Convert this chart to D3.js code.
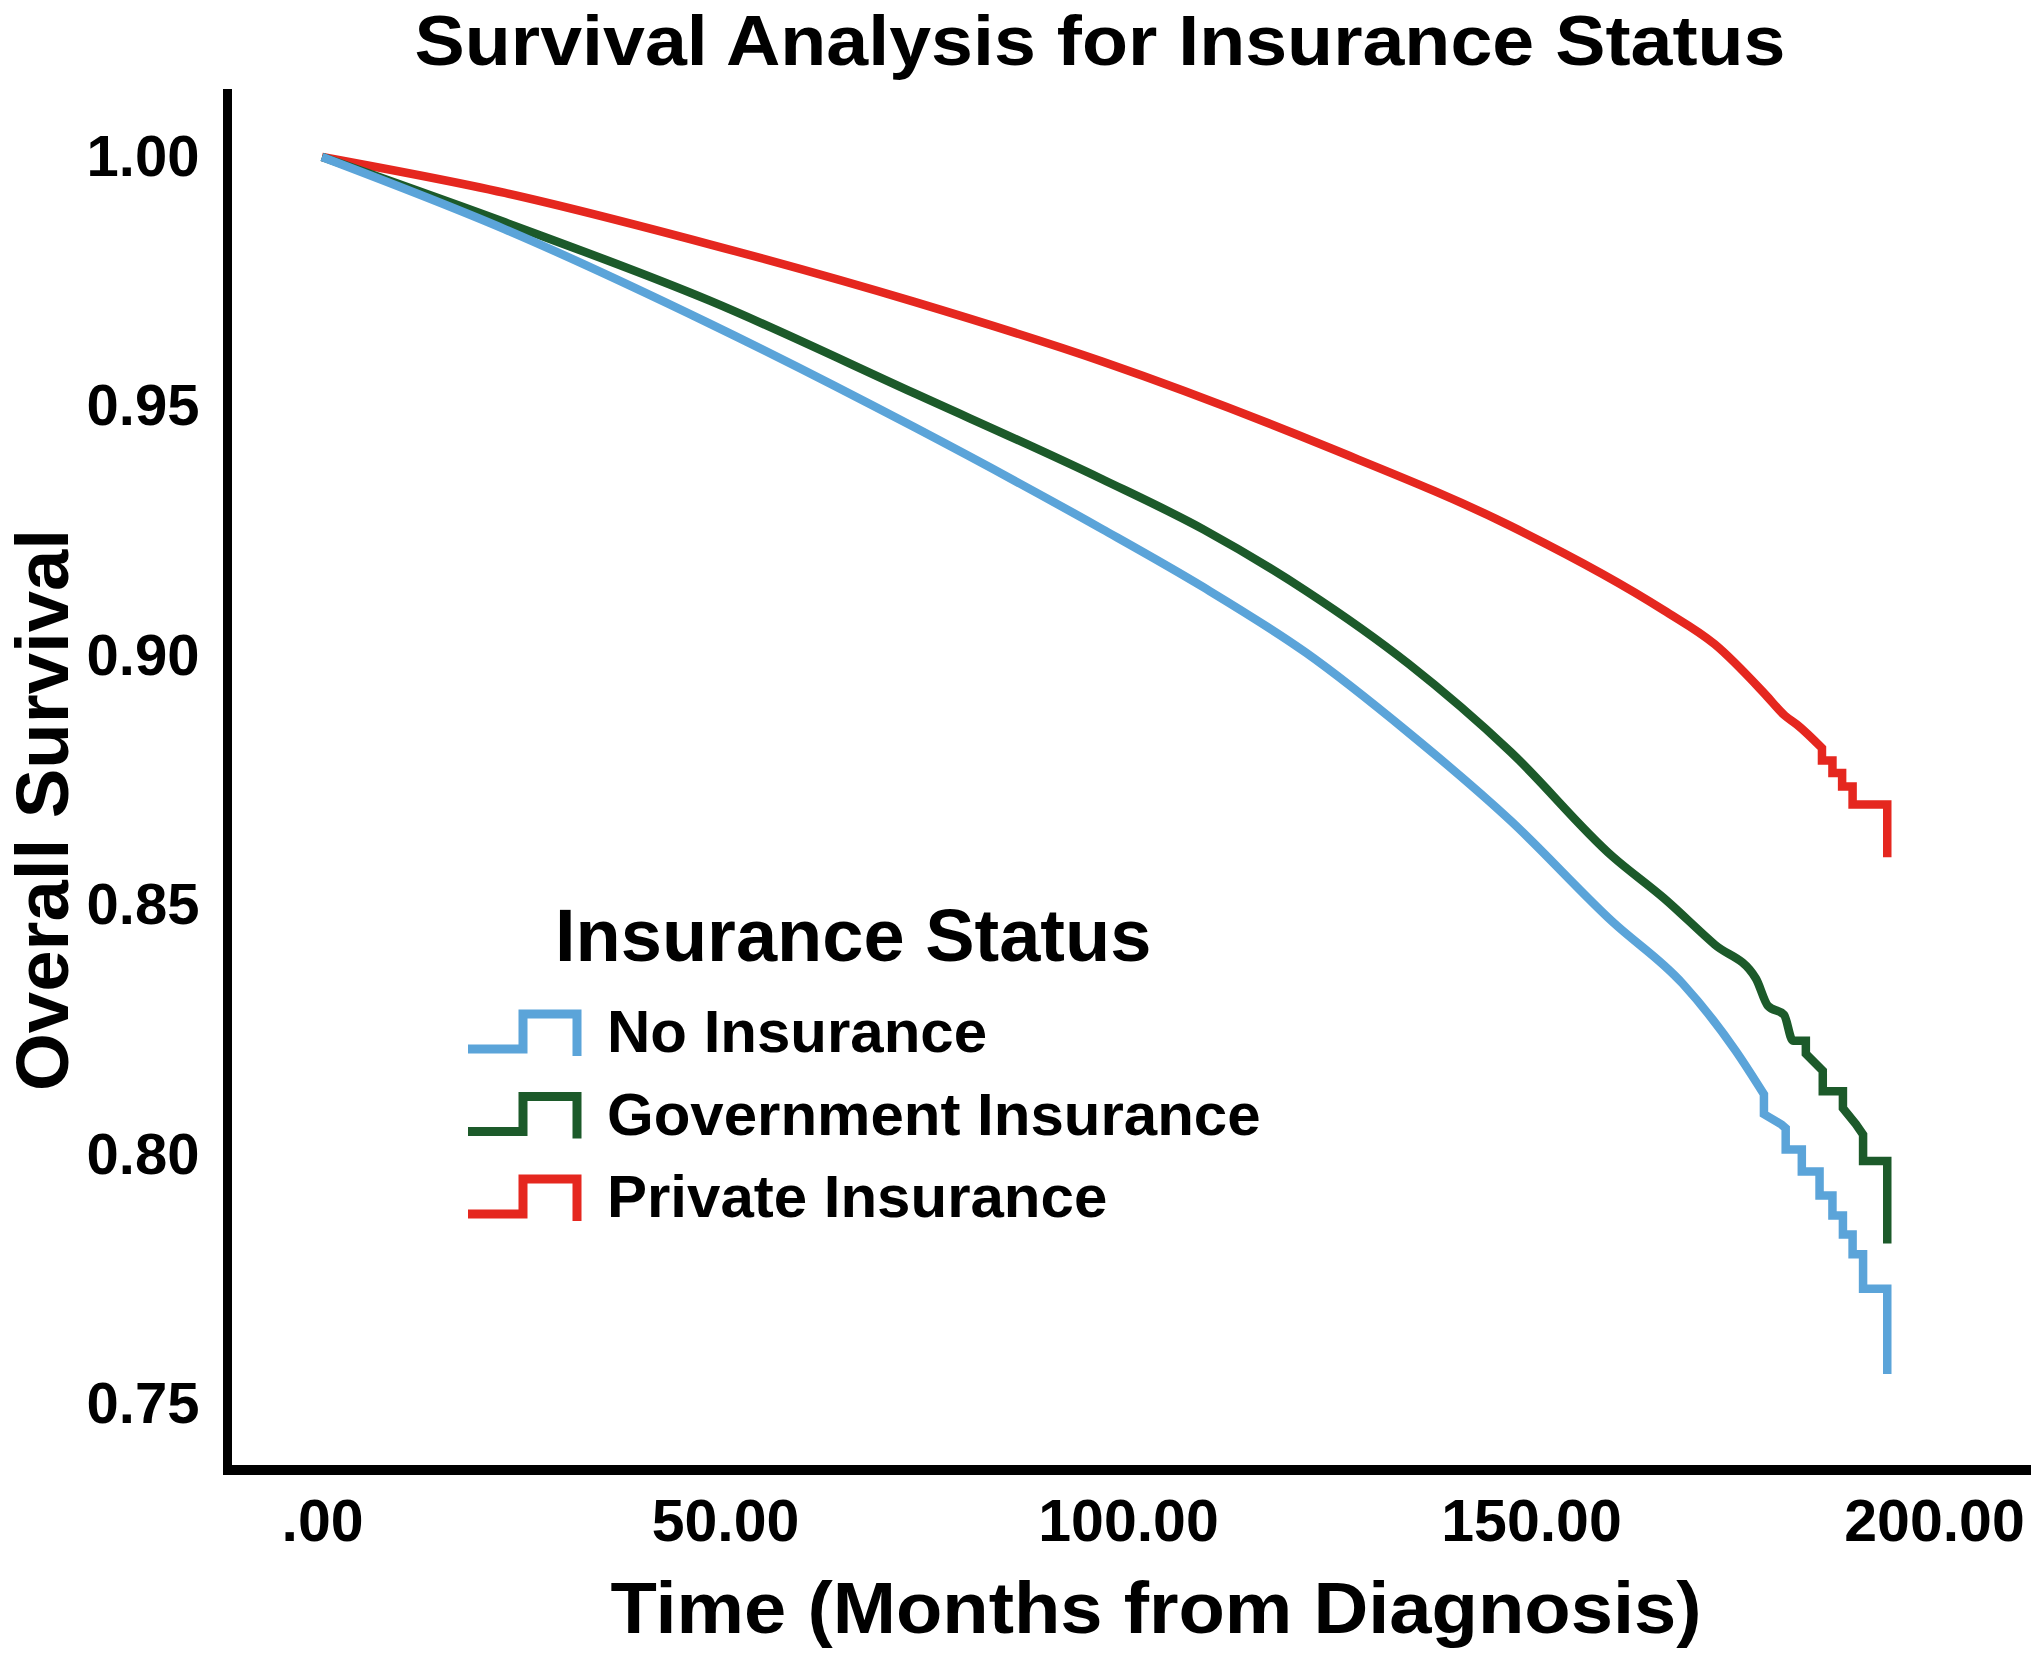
<!DOCTYPE html>
<html>
<head>
<meta charset="UTF-8">
<script src="https://d3js.org/d3.v7.min.js"></script>
<title>Survival Analysis for Insurance Status</title>
<style>
  body { margin: 0; background: #fff; }
  svg text { font-family: "Liberation Sans", Arial, Helvetica, sans-serif; font-weight: bold; fill: #000; }
</style>
</head>
<body>
<svg id="chart"></svg>
<script>

// values
var seriesNames = ["No Insurance", "Government Insurance", "Private Insurance"];

var noInsTime = [0, 22.7, 48.1, 73.4, 96.8, 109.4, 122.1, 134.8, 147.5, 160.1, 168.8, 175.4, 178.9,
                 178.9, 181.1, 181.6, 181.6, 183.6, 183.6, 185.8, 185.8, 187.4, 187.4, 188.7, 188.7,
                 189.9, 189.9, 191.2, 191.2, 194.2, 194.2];
var noInsSurv = [1, 0.9855, 0.9666, 0.9459, 0.9254, 0.9137, 0.9006, 0.8846, 0.8669, 0.8467, 0.8343, 0.8208, 0.8121,
                 0.8081, 0.8060, 0.8053, 0.8010, 0.8010, 0.7966, 0.7966, 0.7918, 0.7918, 0.7878, 0.7878, 0.7840,
                 0.7840, 0.7800, 0.7800, 0.7731, 0.7731, 0.7560];

var govTime = [0, 22.7, 48.1, 73.4, 96.8, 109.4, 122.1, 134.8, 147.5, 160.1, 166.5, 172.8, 177.9, 179.4, 181.4, 182.5, 184.1,
               184.1, 186.2, 186.2, 188.7, 188.7, 190.3, 191.2, 191.2, 194.2, 194.2];
var govSurv = [1, 0.9869, 0.9712, 0.9527, 0.9354, 0.9253, 0.9130, 0.8984, 0.8807, 0.8598, 0.8514, 0.8421, 0.8353, 0.8298, 0.8280, 0.8228, 0.8228,
               0.8202, 0.8168, 0.8127, 0.8127, 0.8093, 0.8061, 0.8040, 0.7987, 0.7987, 0.7822];

var privTime = [0, 22.7, 48.1, 73.4, 96.8, 125.3, 147.5, 166.5, 172.8, 179.1, 181.5, 183.0, 186.1,
                186.1, 187.4, 187.4, 188.6, 188.6, 189.9, 189.9, 194.2, 194.2];
var privSurv = [1, 0.9928, 0.9825, 0.9710, 0.9590, 0.9415, 0.9260, 0.9091, 0.9023, 0.8922, 0.8880, 0.8862, 0.8815,
                0.8790, 0.8790, 0.8765, 0.8765, 0.8738, 0.8738, 0.8702, 0.8702, 0.8596];

var xTicks = [0, 50, 100, 150, 200];
var yTicks = [1.00, 0.95, 0.90, 0.85, 0.80, 0.75];

var colors = ["#5ba4d9", "#1c5a2a", "#e5271f"];

var width = 2040, height = 1659;
var frame = {left: 227.5, top: 89, right: 2031, bottom: 1470};

var svg = d3.select("#chart")
    .attr("width", width)
    .attr("height", height);

var x = d3.scaleLinear().domain([0, 200]).range([322, 1934]);
var y = d3.scaleLinear().domain([0.75, 1]).range([1404, 157]);

// axes (labels only, the frame is drawn below)
var fmt = d3.format(".2f");
svg.append("g")
    .attr("transform", "translate(0," + frame.bottom + ")")
    .call(d3.axisBottom(x).tickValues(xTicks).tickSize(0).tickPadding(29)
        .tickFormat(function(d) { return fmt(d).replace(/^0\./, "."); }))
    .call(function(g) { g.select(".domain").remove(); })
    .attr("font-family", null).attr("font-size", null)
    .selectAll("text").style("font-size", "59px");

svg.append("g")
    .attr("transform", "translate(" + frame.left + ",0)")
    .call(d3.axisLeft(y).tickValues(yTicks).tickSize(0).tickPadding(28).tickFormat(fmt))
    .call(function(g) { g.select(".domain").remove(); })
    .attr("font-family", null).attr("font-size", null)
    .selectAll("text").style("font-size", "58px");

svg.append("line")
    .attr("x1", frame.left).attr("x2", frame.left)
    .attr("y1", frame.top).attr("y2", frame.bottom + 5)
    .attr("stroke", "#000").attr("stroke-width", 9);
svg.append("line")
    .attr("x1", frame.left - 4.5).attr("x2", frame.right)
    .attr("y1", frame.bottom).attr("y2", frame.bottom)
    .attr("stroke", "#000").attr("stroke-width", 10);

// curves: smooth body + stepped tail
var series = [
    {name: seriesNames[0], time: noInsTime, surv: noInsSurv, color: colors[0]},
    {name: seriesNames[1], time: govTime, surv: govSurv, color: colors[1]},
    {name: seriesNames[2], time: privTime, surv: privSurv, color: colors[2]}
];

var smooth = d3.line()
    .x(function(d) { return x(d[0]); })
    .y(function(d) { return y(d[1]); })
    .curve(d3.curveMonotoneX);
var steps = d3.line()
    .x(function(d) { return x(d[0]); })
    .y(function(d) { return y(d[1]); });

[2, 1, 0].forEach(function(i) {
    var s = series[i];
    var pts = s.time.map(function(t, j) { return [t, s.surv[j]]; });
    var cut = pts.length - 1;
    for (var j = 0; j < pts.length - 1; j++) {
        if (pts[j + 1][0] === pts[j][0]) { cut = j; break; }
    }
    svg.append("path")
        .attr("d", smooth(pts.slice(0, cut + 1)) + steps(pts.slice(cut)).replace(/^M/, "L"))
        .attr("fill", "none")
        .attr("stroke", s.color)
        .attr("stroke-width", 8.5)
        .attr("stroke-linejoin", "miter");
});

// titles
svg.append("text")
    .attr("x", 1100).attr("y", 65)
    .attr("text-anchor", "middle")
    .attr("font-size", 70)
    .attr("textLength", 1371).attr("lengthAdjust", "spacingAndGlyphs")
    .text("Survival Analysis for Insurance Status");

svg.append("text")
    .attr("x", 1156).attr("y", 1633)
    .attr("text-anchor", "middle")
    .attr("font-size", 73)
    .attr("textLength", 1091).attr("lengthAdjust", "spacingAndGlyphs")
    .text("Time (Months from Diagnosis)");

svg.append("text")
    .attr("transform", "translate(68,810) rotate(-90)")
    .attr("text-anchor", "middle")
    .attr("font-size", 75)
    .attr("textLength", 562).attr("lengthAdjust", "spacingAndGlyphs")
    .text("Overall Survival");

// legend
var legend = svg.append("g");
legend.append("text")
    .attr("x", 555).attr("y", 961)
    .attr("font-size", 74)
    .text("Insurance Status");

var rowY = d3.scalePoint().domain(seriesNames).range([1052, 1217]);

var items = legend.selectAll("g.item")
    .data(series)
    .enter().append("g").attr("class", "item");

items.append("path")
    .attr("d", function(d) {
        var b = rowY(d.name);
        return "M468," + (b - 3) + "H523V" + (b - 38) + "H577V" + (b + 4);
    })
    .attr("fill", "none")
    .attr("stroke", function(d) { return d.color; })
    .attr("stroke-width", 9);

items.append("text")
    .attr("x", 607)
    .attr("y", function(d) { return rowY(d.name); })
    .attr("font-size", 60)
    .text(function(d) { return d.name; });

</script>
</body>
</html>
__________
-- Exercise --
Lines containing the word "chart" must all be returned from the material above.

-- Result of the exercise --
Convert this chart to D3.js code.
<svg id="chart"></svg>
var svg = d3.select("#chart")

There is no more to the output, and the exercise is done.